Nursing homes across the U.S. are charged with the care of the elderly and those individuals with physical and mental disabilities. These are the most vulnerable members of our society. Though many nursing homes provide exceptional care to their residents, there are times when stories of neglect and abuse surface, making many of us wonder what rights nursing home residents and their families have, and what can be done to prevent such incidents of nursing home neglect?
It is very important for families and residents of skilled nursing home facilities particularly to understand that under both federal and state law they have certain rights and protections. These include being treated by the nursing home staff with respect and dignity; not being discriminated against based on race, gender, color, age, national origin, religion or disability; being informed in writing about all the service and fees the nursing home offers; right to be informed about one’s medical care and be a part of one’s medical care; having a right to privacy and to keep and use personal belongings as long as they do not create a safety and health risk for the resident; having a right to have visitors; and to file a complaint against the facility or a caregiver.
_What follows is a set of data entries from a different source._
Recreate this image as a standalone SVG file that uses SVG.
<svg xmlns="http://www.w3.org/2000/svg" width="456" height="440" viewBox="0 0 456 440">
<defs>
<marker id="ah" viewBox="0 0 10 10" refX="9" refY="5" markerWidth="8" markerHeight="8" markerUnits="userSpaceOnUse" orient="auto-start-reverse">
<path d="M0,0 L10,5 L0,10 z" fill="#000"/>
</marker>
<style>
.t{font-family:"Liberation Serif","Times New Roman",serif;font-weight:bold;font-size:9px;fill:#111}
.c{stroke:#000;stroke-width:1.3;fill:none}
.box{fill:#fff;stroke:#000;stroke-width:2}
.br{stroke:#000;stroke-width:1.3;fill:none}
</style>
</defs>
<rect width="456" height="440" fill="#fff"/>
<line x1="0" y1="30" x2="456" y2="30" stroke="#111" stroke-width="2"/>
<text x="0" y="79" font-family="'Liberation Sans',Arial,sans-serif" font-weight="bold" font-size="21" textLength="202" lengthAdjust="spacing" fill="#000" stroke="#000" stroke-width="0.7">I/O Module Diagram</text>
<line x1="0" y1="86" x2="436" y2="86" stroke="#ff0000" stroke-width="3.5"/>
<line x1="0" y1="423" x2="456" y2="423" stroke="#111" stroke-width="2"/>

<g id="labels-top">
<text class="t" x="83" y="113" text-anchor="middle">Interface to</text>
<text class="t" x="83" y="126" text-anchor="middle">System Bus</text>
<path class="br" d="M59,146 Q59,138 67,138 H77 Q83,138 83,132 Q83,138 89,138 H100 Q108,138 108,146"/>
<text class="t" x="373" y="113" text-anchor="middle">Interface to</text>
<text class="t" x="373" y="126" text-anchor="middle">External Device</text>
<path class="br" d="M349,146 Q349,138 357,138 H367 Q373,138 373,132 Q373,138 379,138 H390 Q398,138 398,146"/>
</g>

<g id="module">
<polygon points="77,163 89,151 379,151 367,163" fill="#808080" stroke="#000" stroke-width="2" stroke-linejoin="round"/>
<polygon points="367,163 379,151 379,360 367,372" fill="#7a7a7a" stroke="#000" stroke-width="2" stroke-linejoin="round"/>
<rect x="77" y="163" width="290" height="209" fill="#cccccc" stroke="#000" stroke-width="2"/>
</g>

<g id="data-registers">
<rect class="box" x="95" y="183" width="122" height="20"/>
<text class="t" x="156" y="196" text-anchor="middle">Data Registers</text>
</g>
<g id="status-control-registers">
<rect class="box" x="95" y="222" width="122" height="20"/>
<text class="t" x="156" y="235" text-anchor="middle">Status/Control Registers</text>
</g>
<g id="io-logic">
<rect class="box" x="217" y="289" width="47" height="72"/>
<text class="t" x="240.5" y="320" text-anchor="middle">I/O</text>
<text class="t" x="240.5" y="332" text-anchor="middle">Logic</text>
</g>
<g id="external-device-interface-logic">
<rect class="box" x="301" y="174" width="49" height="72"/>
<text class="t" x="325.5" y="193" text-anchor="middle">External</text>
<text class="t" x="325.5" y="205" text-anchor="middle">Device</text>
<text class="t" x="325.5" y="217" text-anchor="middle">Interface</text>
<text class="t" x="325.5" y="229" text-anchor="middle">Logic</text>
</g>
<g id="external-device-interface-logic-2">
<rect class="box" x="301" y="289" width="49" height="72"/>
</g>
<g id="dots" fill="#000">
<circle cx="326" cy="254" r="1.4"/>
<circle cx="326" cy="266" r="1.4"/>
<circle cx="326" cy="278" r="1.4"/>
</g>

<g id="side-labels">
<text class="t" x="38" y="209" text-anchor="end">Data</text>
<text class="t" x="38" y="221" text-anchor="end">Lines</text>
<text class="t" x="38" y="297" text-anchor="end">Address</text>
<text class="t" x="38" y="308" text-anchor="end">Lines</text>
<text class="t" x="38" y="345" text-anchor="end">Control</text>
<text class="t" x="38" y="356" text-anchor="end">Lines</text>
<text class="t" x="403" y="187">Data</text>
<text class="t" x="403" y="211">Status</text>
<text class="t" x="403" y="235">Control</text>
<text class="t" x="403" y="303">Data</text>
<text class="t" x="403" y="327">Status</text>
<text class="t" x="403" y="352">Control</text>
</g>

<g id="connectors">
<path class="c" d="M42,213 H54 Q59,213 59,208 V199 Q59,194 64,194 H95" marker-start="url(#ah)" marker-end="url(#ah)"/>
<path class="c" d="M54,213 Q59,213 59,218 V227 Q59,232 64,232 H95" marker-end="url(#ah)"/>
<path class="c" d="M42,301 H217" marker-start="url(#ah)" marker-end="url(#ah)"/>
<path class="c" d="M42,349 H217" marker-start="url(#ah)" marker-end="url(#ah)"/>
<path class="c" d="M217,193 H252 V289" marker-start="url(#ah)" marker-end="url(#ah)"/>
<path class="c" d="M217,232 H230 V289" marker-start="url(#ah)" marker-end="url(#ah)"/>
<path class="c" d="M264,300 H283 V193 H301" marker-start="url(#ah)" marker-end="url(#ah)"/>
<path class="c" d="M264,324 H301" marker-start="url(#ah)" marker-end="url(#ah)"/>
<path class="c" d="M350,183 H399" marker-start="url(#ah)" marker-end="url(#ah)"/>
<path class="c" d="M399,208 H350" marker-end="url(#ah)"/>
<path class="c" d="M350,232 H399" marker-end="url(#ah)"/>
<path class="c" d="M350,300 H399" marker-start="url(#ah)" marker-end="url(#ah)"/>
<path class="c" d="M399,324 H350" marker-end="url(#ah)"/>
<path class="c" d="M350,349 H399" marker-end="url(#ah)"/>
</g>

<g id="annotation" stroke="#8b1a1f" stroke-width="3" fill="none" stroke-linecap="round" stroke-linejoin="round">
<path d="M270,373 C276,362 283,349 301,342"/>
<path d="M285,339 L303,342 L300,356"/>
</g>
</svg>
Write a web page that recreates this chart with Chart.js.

Most importantly, however, nursing home residents have a right to be free from abuse and neglect, and to be free from restraints. Nursing home residents can suffer verbal, financial, physical, emotional and sexual abuse. The resident or a family member can file a complaint against the facility.
When it comes to restraint, these can be manual physical and mechanical devices or can also be chemical restraints. Physical restraints restrict movement and chemical ones can change a person’s personality. If there is not a medical reason to physically or chemically restrain a resident, it is against the law to do so. For both residents and families alike, if concerns and questions about your rights arise, it may be helpful to speak with an attorney about one’s rights to determine if any were violated.